On Some Geometric Aspects of the Class of hv-Convex Switching Components

In the usual aim of discrete tomography, the reconstruction of an unknown discrete set is considered, by means of projection data collected along a set U of discrete directions. Possible ambiguous reconstructions can arise if and only if switching components occur, namely, if and only if non-empty images exist having null projections along all the directions in U. In order to lower the number of allowed reconstructions, one tries to incorporate possible extra geometric constraints in the tomographic problem, such as the request for connectedness, or some reconstruction satisfying special convexity constraints. In particular, the class P of horizontally and vertically convex connected sets (briefly, hv-convex polyominoes) has been largely considered. In this paper we introduce the class of hv-convex switching components, and prove some preliminary results on their geometric structure. The class includes all switching components arising when the tomographic problem is considered in P, which highly motivates the investigation of such configurations, also in view of possible uniqueness results for hv-convex polyominoes.

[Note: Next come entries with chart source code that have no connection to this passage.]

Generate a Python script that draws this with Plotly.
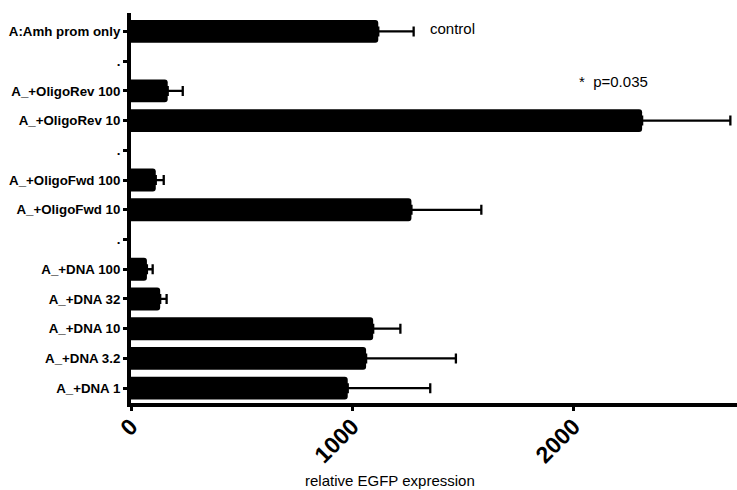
import plotly.graph_objects as go

categories = ["A:Amh prom only", ".", "A_+OligoRev 100", "A_+OligoRev 10", ".",
              "A_+OligoFwd 100", "A_+OligoFwd 10", ".",
              "A_+DNA 100", "A_+DNA 32", "A_+DNA 10", "A_+DNA 3.2", "A_+DNA 1"]
values = [1118, None, 166, 2311, None, 112, 1268, None, 72, 132, 1095, 1063, 980]
errors = [160, None, 68, 399, None, 36, 316, None, 26, 29, 123, 406, 373]
x_ticks = [0, 1000, 2000]

positions = list(range(len(categories)))

fig = go.Figure()
fig.add_trace(go.Bar(
    x=values, y=positions, orientation="h",
    marker=dict(color="black", line=dict(width=0)),
    error_x=dict(type="data", array=errors, arrayminus=[0] * len(errors),
                 symmetric=False, color="black", thickness=2.3, width=5),
    showlegend=False,
))

fig.update_layout(
    width=737, height=490,
    margin=dict(l=131, r=0, t=13, b=87),
    paper_bgcolor="white", plot_bgcolor="white",
    bargap=0.23, barcornerradius=3,
    font=dict(family="Liberation Sans, Arial, sans-serif", color="black"),
    xaxis=dict(range=[0, 2740], tickvals=x_ticks, ticktext=[str(v) for v in x_ticks],
               tickangle=-45, tickfont=dict(size=23, family="Liberation Sans, Arial", weight="bold"),
               ticklabelstandoff=-7,
               showline=True, linewidth=4, linecolor="black", ticks="outside",
               ticklen=4, tickwidth=3, tickcolor="black", showgrid=False, zeroline=False),
    yaxis=dict(range=[12.5, -0.62], tickvals=positions, ticktext=categories,
               tickfont=dict(size=13.3, family="Liberation Sans, Arial", weight="bold"),
               showline=True, linewidth=4, linecolor="black", ticks="outside",
               ticklen=4, tickwidth=3, tickcolor="black", showgrid=False, zeroline=False),
    annotations=[
        dict(text="relative EGFP expression", xref="paper", yref="paper",
             x=0.428, y=0, yshift=-77, xanchor="center", yanchor="middle",
             showarrow=False, font=dict(size=15)),
        dict(text="control", xref="x", yref="y", x=1345, y=0, yshift=3,
             xanchor="left", yanchor="middle", showarrow=False, font=dict(size=15)),
        dict(text="*&nbsp; p=0.035", xref="x", yref="y", x=2017, y=1.7,
             xanchor="left", yanchor="middle", showarrow=False, font=dict(size=15)),
    ],
)

fig.write_html("out.html")
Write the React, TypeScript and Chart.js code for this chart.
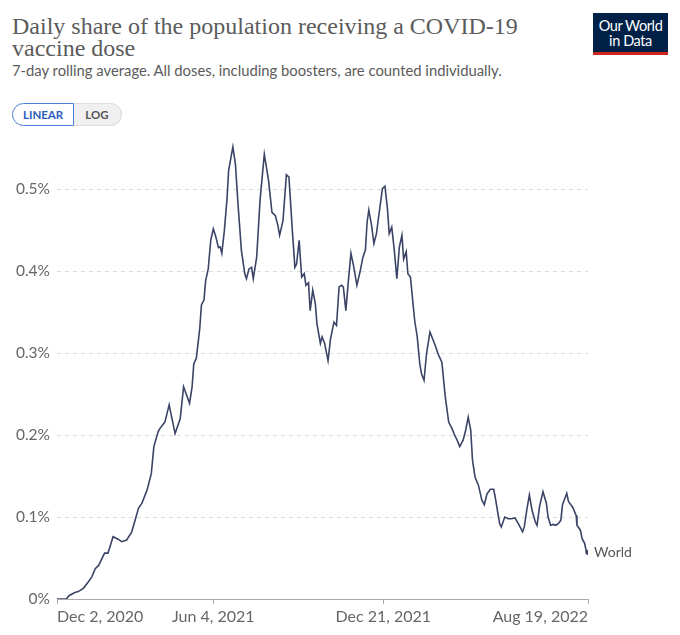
import React, { useEffect, useRef } from "react";
import { Chart, registerables } from "chart.js";

Chart.register(...registerables);

// Series: World, daily share of population receiving a COVID-19 vaccine dose (%)
const seriesName = "World";
// Days since Dec 2, 2020
const dayOffsets = [
  0, 11, 14, 21, 25, 31, 37, 41, 45, 49,
  56, 60, 66, 72, 76, 82, 88, 96, 100, 106,
  111, 114, 119, 121, 127, 132, 139, 145, 149, 156,
  159, 161, 164, 168, 170, 173, 175, 178, 181, 184,
  187, 190, 192, 194, 197, 200, 202, 207, 210, 213,
  217, 221, 223, 226, 229, 231, 235, 239, 244, 249,
  253, 257, 260, 262, 266, 270, 273, 277, 280, 282,
  285, 288, 291, 293, 296, 298, 301, 304, 306, 310,
  312, 315, 319, 322, 326, 329, 332, 335, 337, 340,
  343, 346, 349, 353, 357, 360, 363, 365, 367, 370,
  373, 376, 379, 381, 383, 386, 389, 391, 394, 397,
  400, 403, 406, 408, 411, 413, 416, 419, 421, 424,
  427, 429, 432, 435, 439, 442, 445, 449, 453, 457,
  461, 465, 468, 471, 474, 478, 481, 484, 487, 489,
  492, 496, 500, 503, 506, 510, 514, 516, 521, 523,
  527, 531, 535, 539, 543, 548, 550, 553, 556, 559,
  563, 565, 568, 572, 576, 578, 581, 584, 587, 590,
  593, 595, 600, 602, 607, 611, 612, 616, 618, 621,
  623, 625,
];
const shareValues = [
  0, 0, 0.004, 0.008, 0.009, 0.013, 0.021, 0.027, 0.037, 0.041,
  0.056, 0.056, 0.076, 0.073, 0.07, 0.072, 0.082, 0.111, 0.117, 0.133,
  0.153, 0.186, 0.204, 0.208, 0.216, 0.237, 0.202, 0.22, 0.259, 0.239,
  0.259, 0.287, 0.294, 0.33, 0.359, 0.365, 0.389, 0.403, 0.438, 0.452,
  0.442, 0.429, 0.43, 0.422, 0.45, 0.487, 0.523, 0.552, 0.531, 0.483,
  0.426, 0.397, 0.391, 0.403, 0.405, 0.391, 0.417, 0.487, 0.543, 0.511,
  0.472, 0.468, 0.456, 0.444, 0.462, 0.518, 0.515, 0.45, 0.405, 0.409,
  0.438, 0.393, 0.397, 0.383, 0.386, 0.352, 0.377, 0.361, 0.336, 0.312,
  0.32, 0.312, 0.291, 0.318, 0.338, 0.334, 0.381, 0.383, 0.381, 0.352,
  0.389, 0.422, 0.407, 0.383, 0.401, 0.417, 0.426, 0.46, 0.475, 0.458,
  0.434, 0.446, 0.47, 0.485, 0.501, 0.504, 0.476, 0.446, 0.454, 0.426,
  0.391, 0.43, 0.444, 0.415, 0.424, 0.397, 0.393, 0.361, 0.34, 0.32,
  0.287, 0.275, 0.267, 0.3, 0.326, 0.318, 0.31, 0.298, 0.289, 0.247,
  0.216, 0.208, 0.2, 0.194, 0.186, 0.194, 0.206, 0.222, 0.206, 0.17,
  0.149, 0.139, 0.121, 0.115, 0.128, 0.134, 0.134, 0.123, 0.092, 0.088,
  0.1, 0.098, 0.098, 0.099, 0.092, 0.082, 0.088, 0.109, 0.127, 0.109,
  0.094, 0.09, 0.113, 0.131, 0.117, 0.1, 0.09, 0.091, 0.09, 0.092,
  0.096, 0.115, 0.129, 0.119, 0.112, 0.102, 0.09, 0.084, 0.074, 0.068,
  0.058, 0.057,
];

const xTickDays = [0, 184, 384, 625];
const xTickLabels = ["Dec 2, 2020", "Jun 4, 2021", "Dec 21, 2021", "Aug 19, 2022"];
const yTickValues = [0, 0.1, 0.2, 0.3, 0.4, 0.5];

const LINE_COLOR = "#3b4466";
const TEXT_GRAY = "#666";

const endLabelPlugin = {
  id: "endLabel",
  afterDatasetsDraw(chart: any) {
    const meta = chart.getDatasetMeta(0);
    const pts = meta.data;
    if (!pts || !pts.length) return;
    const last = pts[pts.length - 1];
    const ctx = chart.ctx;
    ctx.save();
    ctx.font = "14px Lato";
    ctx.fillStyle = "#555";
    ctx.textBaseline = "middle";
    ctx.textAlign = "left";
    ctx.fillText(seriesName, last.x + 6, last.y);
    ctx.restore();
  },
};

function LineChart() {
  const ref = useRef<HTMLCanvasElement | null>(null);
  useEffect(() => {
    if (!ref.current) return;
    const points = dayOffsets.map((d, i) => ({ x: d, y: shareValues[i] }));
    const chart = new Chart(ref.current, {
      type: "line",
      data: {
        datasets: [
          {
            label: seriesName,
            data: points,
            borderColor: LINE_COLOR,
            backgroundColor: LINE_COLOR,
            borderWidth: 1.6,
            pointRadius: (c: any) => (c.dataIndex === points.length - 1 ? 1.8 : 0),
            pointHoverRadius: 0,
            tension: 0,
            fill: false,
          },
        ],
      },
      options: {
        animation: false,
        responsive: false,
        devicePixelRatio: 1,
        layout: { padding: { left: 0, right: 92, top: 0, bottom: 0 } },
        plugins: {
          legend: { display: false },
          tooltip: { enabled: false },
          title: { display: false },
        },
        scales: {
          x: {
            type: "linear",
            min: 0,
            max: 625,
            afterBuildTicks: (s: any) => {
              s.ticks = xTickDays.map((v) => ({ value: v }));
            },
            afterFit: (s: any) => {
              s.height = 36;
            },
            ticks: {
              autoSkip: false,
              maxRotation: 0,
              align: "inner",
              padding: 3,
              color: TEXT_GRAY,
              font: { family: "Lato", size: 16 },
              callback: (v: any) => {
                const i = xTickDays.indexOf(Number(v));
                return i >= 0 ? xTickLabels[i] : "";
              },
            },
            grid: {
              display: true,
              drawOnChartArea: false,
              drawTicks: true,
              tickLength: 5,
              color: "#aaa",
            },
            border: { display: true, color: "#aaa", width: 1 },
          },
          y: {
            type: "linear",
            min: 0,
            max: 0.56,
            afterBuildTicks: (s: any) => {
              s.ticks = yTickValues.map((v) => ({ value: v }));
            },
            afterFit: (s: any) => {
              s.width = 57;
            },
            ticks: {
              padding: 7,
              color: TEXT_GRAY,
              font: { family: "Lato", size: 15.5 },
              callback: (v: any) => (Number(v) === 0 ? "0%" : Number(v).toFixed(1) + "%"),
            },
            grid: {
              color: "#dddddd",
              lineWidth: 1,
              drawTicks: false,
            },
            border: { display: false, dash: [4, 4] },
          },
        },
      },
      plugins: [endLabelPlugin],
    } as any);
    return () => chart.destroy();
  }, []);
  return (
    <canvas
      ref={ref}
      width={680}
      height={511}
      style={{ position: "absolute", left: 0, top: 124, width: 680, height: 511 }}
    />
  );
}

export default function App() {
  return (
    <div
      style={{
        position: "absolute",
        left: 0,
        top: 0,
        width: 680,
        height: 635,
        background: "#fff",
        overflow: "hidden",
        fontFamily: "Lato, sans-serif",
      }}
    >
      <div
        style={{
          position: "absolute",
          left: 12,
          top: 15,
          width: 570,
          fontFamily: "'Liberation Serif', serif",
          fontSize: 24,
          lineHeight: "22px",
          color: "#5b5b5b",
        }}
      >
        Daily share of the population receiving a COVID-19 vaccine dose
      </div>
      <div
        style={{
          position: "absolute",
          left: 12,
          top: 62,
          fontSize: 14.8,
          lineHeight: "16px",
          color: "#5b5b5b",
          whiteSpace: "nowrap",
        }}
      >
        7-day rolling average. All doses, including boosters, are counted individually.
      </div>
      <div
        style={{
          position: "absolute",
          left: 593,
          top: 13,
          width: 75,
          height: 42,
          background: "#002147",
          color: "#fff",
          textAlign: "center",
          fontSize: 14.5,
          lineHeight: "15px",
          boxSizing: "border-box",
          paddingTop: 5,
          borderBottom: "3px solid #ce261e",
          letterSpacing: -0.4,
        }}
      >
        Our World
        <br />
        in Data
      </div>
      <div
        style={{
          position: "absolute",
          left: 12,
          top: 103,
          height: 23,
          display: "flex",
          fontSize: 11.5,
          lineHeight: "21px",
        }}
      >
        <div
          style={{
            border: "1px solid #4a7fd8",
            borderRadius: "12px 0 0 12px",
            padding: "0 10px 0 10px",
            color: "#2d5db8",
            fontWeight: 700,
            background: "#fff",
          }}
        >
          LINEAR
        </div>
        <div
          style={{
            border: "1px solid #ddd",
            borderLeft: "none",
            borderRadius: "0 12px 12px 0",
            padding: "0 12px 0 11px",
            color: "#555",
            background: "#f0f0f0",
            fontWeight: 700,
          }}
        >
          LOG
        </div>
      </div>
      <LineChart />
    </div>
  );
}
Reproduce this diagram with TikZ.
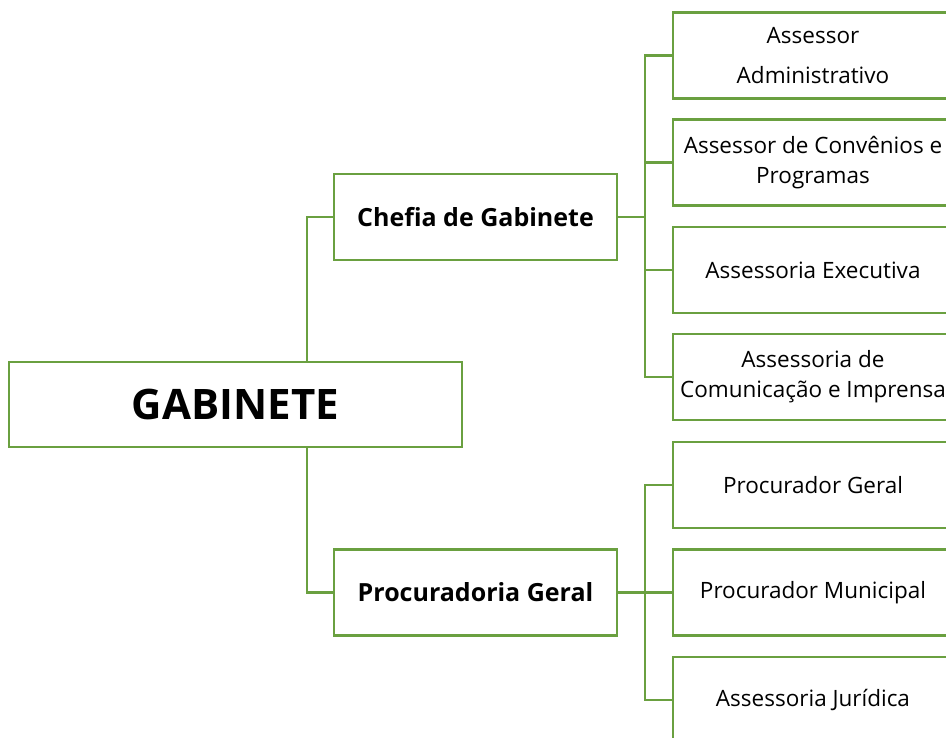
\documentclass[tikz,border=0pt]{standalone}
\usepackage{fontspec}
\setmainfont{Open Sans}
\definecolor{orggreen}{RGB}{106,160,64}
\begin{document}
\begin{tikzpicture}[x=1pt,y=-1pt,
    box/.style={draw=orggreen, line width=2.8pt, fill=white, align=center, inner sep=0pt},
    unit/.style={box, minimum width=280pt, minimum height=86pt, font=\fontsize{22.5}{30}\selectfont},
    head/.style={box, minimum width=283pt, minimum height=86pt, font=\fontsize{25}{30}\selectfont\bfseries},
    link/.style={draw=orggreen, line width=2.8pt}]
    \useasboundingbox (0,0) rectangle (946,737);

    \node[box, minimum width=453pt, minimum height=85pt, font=\fontsize{42}{48}\selectfont\bfseries] (gab) at (235.5,404.5) {GABINETE};
    \node[head] (chefia) at (475.5,217) {Chefia de Gabinete};
    \node[head] (procur) at (475.5,592.5) {Procuradoria Geral};

    \node[unit] (aadm) at (813,55.5) {Assessor\\[10pt]Administrativo};
    \node[unit] (aconv) at (813,162.5) {Assessor de Convênios e\\Programas};
    \node[unit] (aexec) at (813,270) {Assessoria Executiva};
    \node[unit] (acom) at (813,377) {Assessoria de\\Comunicação e Imprensa};
    \node[unit] (pger) at (813,485) {Procurador Geral};
    \node[unit] (pmun) at (813,592.5) {Procurador Municipal};
    \node[unit] (ajur) at (813,700) {Assessoria Jurídica};

    \coordinate (spine) at (307,404.5);
    \coordinate (cbus) at (645,217);
    \coordinate (pbus) at (645,592.5);

    \draw[link] (chefia.west) -| (spine |- gab.north);
    \draw[link] (procur.west) -| (spine |- gab.south);

    \draw[link] (chefia.east) -- (cbus);
    \draw[link] (cbus) |- (aadm.west);
    \draw[link] (cbus) |- (aconv.west);
    \draw[link] (cbus) |- (aexec.west);
    \draw[link] (cbus) |- (acom.west);

    \draw[link] (procur.east) -- (pbus);
    \draw[link] (pbus) |- (pger.west);
    \draw[link] (pbus) |- (pmun.west);
    \draw[link] (pbus) |- (ajur.west);
\end{tikzpicture}
\end{document}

It turns out that the considered class can be partitioned into two disjointed subclasses of closed patterns, called windows and curls, respectively, according to whether the pattern can be travelled by turning always clockwise (or always counterclockwise), or whether points with different turning directions exist. It follows that all windows have a unique representation, while curls consist of interlaced sequences of sub-patterns, called Z-paths, which leads to the problem of understanding the combinatorial structure of such sequences. We provide explicit constructions of families of curls associated to some special sequences, and also give additional details on further allowed or forbidden configurations by means of a number of illustrative examples.